Quels sont vos auteurs préférés ?  

J’aime la littérature américaine, Philip Roth et Henry Miller, et j’adore les univers et le style de Naguib Mahfouz et de Proust.

Quels sont vos thèmes de prédilection et pourquoi ? 

Je crois à la littérature qui bouscule l’ordre établi, mes sujets préférés : la liberté et la femme, l’égalité des sexes, la religiosité, la démocratie, la liberté d’expressions et de confessions et le rapport à autrui.

Vous avez été traduit et publié dans de nombreux pays. Avez-vous un retour des lecteurs étrangers ? 

Je suis traduit en treize langues, j’ai trouvé chez allemand un lecteur exemplaire. En Italie après la traduction de quelques titres à moi, il y avait un débat très profond dans les universités. Beaucoup de thèses ont été réalisées sur mes romans traduits.

Avec un long et riche parcours dans le domaine littéraire, autant d’ouvrages en arabe qu’en français, vous avez rencontré vos lecteurs, lors des conférences, des salons de livres, quelle relation avez-vous développé avec eux ?  

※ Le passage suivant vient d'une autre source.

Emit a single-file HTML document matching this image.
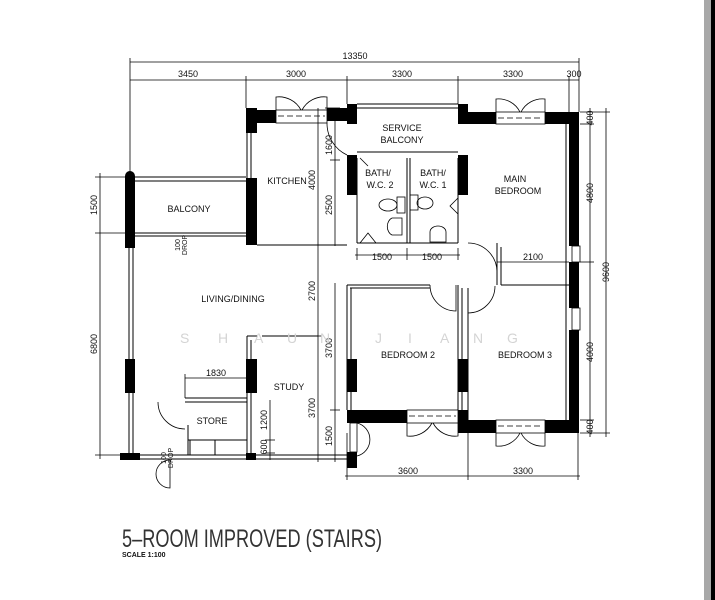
<!DOCTYPE html>
<html><head><meta charset="utf-8"><style>
html,body{margin:0;padding:0;background:#fff;width:715px;height:600px;overflow:hidden}
svg{display:block}
text{font-family:"Liberation Sans Narrow","Liberation Sans",sans-serif;fill:#111}
</style></head><body>
<svg width="715" height="600" viewBox="0 0 715 600" xmlns="http://www.w3.org/2000/svg">
<rect x="704" y="0" width="7" height="600" fill="#a8a8a8"/>
<rect x="711" y="0" width="4" height="600" fill="#000"/>

<g stroke="#000" stroke-width="0.8" fill="none">
<line x1="130" y1="62" x2="579" y2="62"/>
<line x1="130" y1="80" x2="579" y2="80"/>
<line x1="130" y1="58" x2="130" y2="172"/>
<line x1="579" y1="58" x2="579" y2="112"/>
<line x1="246" y1="76" x2="246" y2="108"/>
<line x1="347" y1="76" x2="347" y2="104"/>
<line x1="458" y1="76" x2="458" y2="104"/>
<line x1="569" y1="76" x2="569" y2="112"/>
<line x1="590" y1="108" x2="590" y2="437"/>
<line x1="606" y1="108" x2="606" y2="437"/>
<line x1="580" y1="112" x2="610" y2="112"/>
<line x1="580" y1="124" x2="594" y2="124"/>
<line x1="580" y1="262" x2="594" y2="262"/>
<line x1="580" y1="420" x2="594" y2="420"/>
<line x1="580" y1="433" x2="610" y2="433"/>
<line x1="100" y1="173" x2="100" y2="459"/>
<line x1="95" y1="177" x2="128" y2="177"/>
<line x1="95" y1="233" x2="128" y2="233"/>
<line x1="95" y1="455" x2="120" y2="455"/>
<line x1="345" y1="476" x2="580" y2="476"/>
<line x1="347" y1="433" x2="347" y2="480"/>
<line x1="468" y1="433" x2="468" y2="480"/>
<line x1="578" y1="433" x2="578" y2="480"/>
<line x1="318" y1="108" x2="318" y2="462"/>
<line x1="335" y1="108" x2="335" y2="246"/>
<line x1="335" y1="283" x2="335" y2="462"/>
<line x1="313" y1="245" x2="340" y2="245"/>
<line x1="313" y1="336" x2="322" y2="336"/>
<line x1="330" y1="160" x2="340" y2="160"/>
<line x1="330" y1="410" x2="340" y2="410"/>
<line x1="325" y1="108" x2="340" y2="108"/>
<line x1="355" y1="255" x2="460" y2="255"/>
<line x1="357" y1="248" x2="357" y2="260"/>
<line x1="407" y1="248" x2="407" y2="260"/>
<line x1="458" y1="248" x2="458" y2="260"/>
<line x1="497" y1="262" x2="569" y2="262"/>
<line x1="185" y1="378" x2="247" y2="378"/>
<line x1="185" y1="374" x2="185" y2="398"/>
<line x1="270" y1="400" x2="270" y2="460"/>
<line x1="265" y1="440" x2="275" y2="440"/>
<line x1="265" y1="453" x2="275" y2="453"/>
</g>

<g stroke="#000" stroke-width="1" fill="none">
<line x1="357" y1="104" x2="458" y2="104"/>
<line x1="357" y1="108" x2="458" y2="108"/>
<line x1="357" y1="152" x2="458" y2="152"/>
<line x1="357" y1="158" x2="357" y2="243"/>
<line x1="407" y1="158" x2="407" y2="243"/>
<line x1="410" y1="158" x2="410" y2="243"/>
<line x1="458" y1="158" x2="458" y2="243"/>
<line x1="357" y1="243" x2="458" y2="243"/>
<line x1="130" y1="177" x2="246" y2="177"/>
<line x1="130" y1="181" x2="246" y2="181"/>
<line x1="135" y1="233" x2="246" y2="233"/>
<line x1="135" y1="236" x2="246" y2="236"/>
<line x1="257" y1="245" x2="347" y2="245"/>
<line x1="247" y1="133" x2="247" y2="178"/>
<line x1="251" y1="133" x2="251" y2="178"/>
<line x1="497" y1="243" x2="497" y2="285"/>
<line x1="501" y1="247" x2="501" y2="285"/>
<line x1="347" y1="285" x2="430" y2="285"/>
<line x1="350" y1="288" x2="430" y2="288"/>
<line x1="347" y1="285" x2="347" y2="410"/>
<line x1="351" y1="288" x2="351" y2="410"/>
<line x1="458" y1="285" x2="458" y2="410"/>
<line x1="462" y1="288" x2="462" y2="420"/>
<line x1="468" y1="288" x2="468" y2="420"/>
<line x1="501" y1="285" x2="569" y2="285"/>
<line x1="566" y1="124" x2="566" y2="420"/>
<line x1="129" y1="248" x2="129" y2="455"/>
<line x1="133" y1="248" x2="133" y2="455"/>
<line x1="247" y1="336" x2="247" y2="455"/>
<line x1="251" y1="340" x2="251" y2="455"/>
<line x1="247" y1="336" x2="257" y2="336"/>
<line x1="262" y1="336" x2="318" y2="336"/>
<line x1="185" y1="398" x2="247" y2="398"/>
<line x1="185" y1="402" x2="247" y2="402"/>
<line x1="188" y1="440" x2="247" y2="440"/>
<line x1="140" y1="455" x2="347" y2="455"/>
<line x1="140" y1="459" x2="347" y2="459"/>
<line x1="190" y1="440" x2="190" y2="455"/>
<line x1="215" y1="440" x2="215" y2="455"/>
<line x1="188" y1="425" x2="188" y2="455"/>
</g>

<g fill="#000">
<rect x="246" y="108" width="11" height="25"/>
<rect x="246" y="110" width="30" height="13"/>
<rect x="327" y="108" width="30" height="13"/>
<rect x="347" y="104" width="10" height="20"/>
<rect x="458" y="104" width="10" height="20"/>
<rect x="458" y="112" width="38" height="12"/>
<rect x="545" y="112" width="34" height="12"/>
<rect x="569" y="112" width="10" height="134"/>
<rect x="569" y="262" width="10" height="46"/>
<rect x="569" y="330" width="10" height="103"/>
<rect x="458" y="420" width="38" height="13"/>
<rect x="545" y="420" width="34" height="13"/>
<rect x="347" y="410" width="60" height="13"/>
<rect x="458" y="410" width="10" height="23"/>
<rect x="347" y="155" width="10" height="40"/>
<rect x="458" y="155" width="10" height="40"/>
<rect x="246" y="178" width="11" height="67"/>
<rect x="125" y="176" width="10" height="72"/>
<circle cx="130" cy="176" r="5"/>
<rect x="125" y="359" width="10" height="34"/>
<rect x="120" y="453" width="20" height="7"/>
<rect x="246" y="359" width="11" height="34"/>
<rect x="246" y="453" width="10" height="7"/>
<rect x="347" y="359" width="10" height="33"/>
<rect x="458" y="359" width="10" height="33"/>
<rect x="347" y="452" width="10" height="16"/>
</g>

<g stroke="#000" stroke-width="0.8" fill="none">
<rect x="276" y="110" width="51" height="13"/>
<line x1="278" y1="116" x2="325" y2="116" stroke-dasharray="6 3"/>
<path d="M276 110 V97 A25 25 0 0 1 301 110 M327 110 V97 A25 25 0 0 0 302 110"/>
<rect x="496" y="112" width="49" height="12"/>
<line x1="498" y1="118" x2="543" y2="118" stroke-dasharray="6 3"/>
<path d="M496 112 V99 A24 24 0 0 1 520 112 M545 112 V99 A24 24 0 0 0 521 112"/>
<rect x="407" y="410" width="51" height="13"/>
<line x1="409" y1="416" x2="456" y2="416" stroke-dasharray="6 3"/>
<path d="M407 423 V436 A25 25 0 0 0 432 423 M458 423 V436 A25 25 0 0 1 433 423"/>
<rect x="496" y="420" width="49" height="13"/>
<line x1="498" y1="426" x2="543" y2="426" stroke-dasharray="6 3"/>
<path d="M496 433 V446 A24 24 0 0 0 520 433 M545 433 V446 A24 24 0 0 1 521 433"/>
<rect x="572" y="246" width="8" height="16" fill="#fff"/>
<rect x="572" y="308" width="8" height="22" fill="#fff"/>
<path d="M468 243 A29 29 0 0 1 497 272 L497 285"/>
<path d="M430 285 A26 26 0 0 0 456 311 L456 285"/>
<path d="M468 313 A27 27 0 0 0 495 286"/>
<path d="M327 123 A35 35 0 0 0 347 155"/>
<path d="M158 402 A27 27 0 0 0 185 429"/>
<path d="M170 460 A14 14 0 0 0 156 474 A14 14 0 0 0 170 488 L170 460"/>
<rect x="350" y="423" width="7" height="29"/>
<path d="M357 423 A17 17 0 0 1 357 456"/>
<ellipse cx="388" cy="205" rx="9" ry="6"/>
<rect x="397" y="197" width="8" height="16"/>
<ellipse cx="425" cy="203" rx="8" ry="6"/>
<rect x="410" y="195" width="8" height="15"/>
<path d="M392 218 h10 v17 h-10 a7 9 0 0 1 0 -17"/>
<path d="M430 232 a8 6 0 0 1 16 0 v10 h-16 z"/>
<path d="M360 243 l8 -10 l8 10"/>
<path d="M458 198 l-8 8 l8 8"/>
<path d="M360 158 l8 8"/>
</g>

<g font-size="9" text-anchor="middle">
<text x="355" y="59">13350</text>
<text x="188" y="77">3450</text>
<text x="296" y="77">3000</text>
<text x="402" y="77">3300</text>
<text x="513" y="77">3300</text>
<text x="574" y="77">300</text>
<text x="402" y="131">SERVICE</text>
<text x="402" y="143">BALCONY</text>
<text x="287" y="184">KITCHEN</text>
<text x="189" y="212">BALCONY</text>
<text x="378" y="176">BATH/</text>
<text x="380" y="188">W.C. 2</text>
<text x="433" y="176">BATH/</text>
<text x="433" y="188">W.C. 1</text>
<text x="515" y="182">MAIN</text>
<text x="518" y="194">BEDROOM</text>
<text x="382" y="260">1500</text>
<text x="432" y="260">1500</text>
<text x="533" y="260">2100</text>
<text x="233" y="302">LIVING/DINING</text>
<text x="408" y="358">BEDROOM 2</text>
<text x="525" y="358">BEDROOM 3</text>
<text x="216" y="376">1830</text>
<text x="289" y="390">STUDY</text>
<text x="212" y="424">STORE</text>
<text x="408" y="474">3600</text>
<text x="523" y="474">3300</text>
</g>
<g font-size="9" text-anchor="middle">
<text transform="translate(315,180) rotate(-90)">4000</text>
<text transform="translate(332,145) rotate(-90)">1600</text>
<text transform="translate(332,205) rotate(-90)">2500</text>
<text transform="translate(315,291) rotate(-90)">2700</text>
<text transform="translate(332,348) rotate(-90)">3700</text>
<text transform="translate(315,408) rotate(-90)">3700</text>
<text transform="translate(332,436) rotate(-90)">1500</text>
<text transform="translate(267,420) rotate(-90)">1200</text>
<text transform="translate(267,447) rotate(-90)">600</text>
<text transform="translate(97,205) rotate(-90)">1500</text>
<text transform="translate(97,344) rotate(-90)">6800</text>
<text transform="translate(593,118) rotate(-90)">400</text>
<text transform="translate(593,193) rotate(-90)">4800</text>
<text transform="translate(593,352) rotate(-90)">4000</text>
<text transform="translate(593,427) rotate(-90)">400</text>
<text transform="translate(609,272) rotate(-90)">9600</text>
</g>
<g font-size="7" text-anchor="middle">
<text transform="translate(180,245) rotate(-90)">100</text>
<text transform="translate(187,245) rotate(-90)">DROP</text>
<text transform="translate(166,458) rotate(-90)">100</text>
<text transform="translate(173,458) rotate(-90)">DROP</text>
</g>
<g font-size="14" font-family="Liberation Sans">
<text x="180" y="343" style="fill:#d4d4d4">S</text>
<text x="218" y="343" style="fill:#d4d4d4">H</text>
<text x="254" y="343" style="fill:#d4d4d4">A</text>
<text x="287" y="343" style="fill:#d4d4d4">U</text>
<text x="320" y="343" style="fill:#d4d4d4">N</text>
<text x="375" y="343" style="fill:#d4d4d4">J</text>
<text x="408" y="343" style="fill:#d4d4d4">I</text>
<text x="440" y="343" style="fill:#d4d4d4">A</text>
<text x="473" y="343" style="fill:#d4d4d4">N</text>
<text x="507" y="343" style="fill:#d4d4d4">G</text>
</g>
<text x="122" y="547" font-size="25" style="fill:#333" textLength="260" lengthAdjust="spacingAndGlyphs">5–ROOM IMPROVED (STAIRS)</text>
<text x="122" y="557" font-size="7" font-weight="bold">SCALE 1:100</text>
</svg>
</body></html>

Rencontrer le lecteur, pour moi, est un grand plaisir de partage et d’échange. Il n’y a pas d’écrivain sans le lecteur. D’après mes conférences, mes rencontre-débats et mes séances dédicaces organisées dans toute l’Algérie, j’ai constaté que mon lectorat féminin est plus présent et plus curieux que le lectorat masculin. La femme est le moteur de tout changement sociétal.

Vous êtes écrivain, chroniqueur, conférencier, quels conseils pourriez-vous donner aux jeunes auteurs ? 

Je n’aime pas les donneurs de conseils, surtout dans l’écriture. Mais je peux partager mon expérience avec les jeunes auteur-e-s, en leur disant : l’écrivain est un grand lecteur, il faut dévorer les livres, il faut lire et lire et encore lire.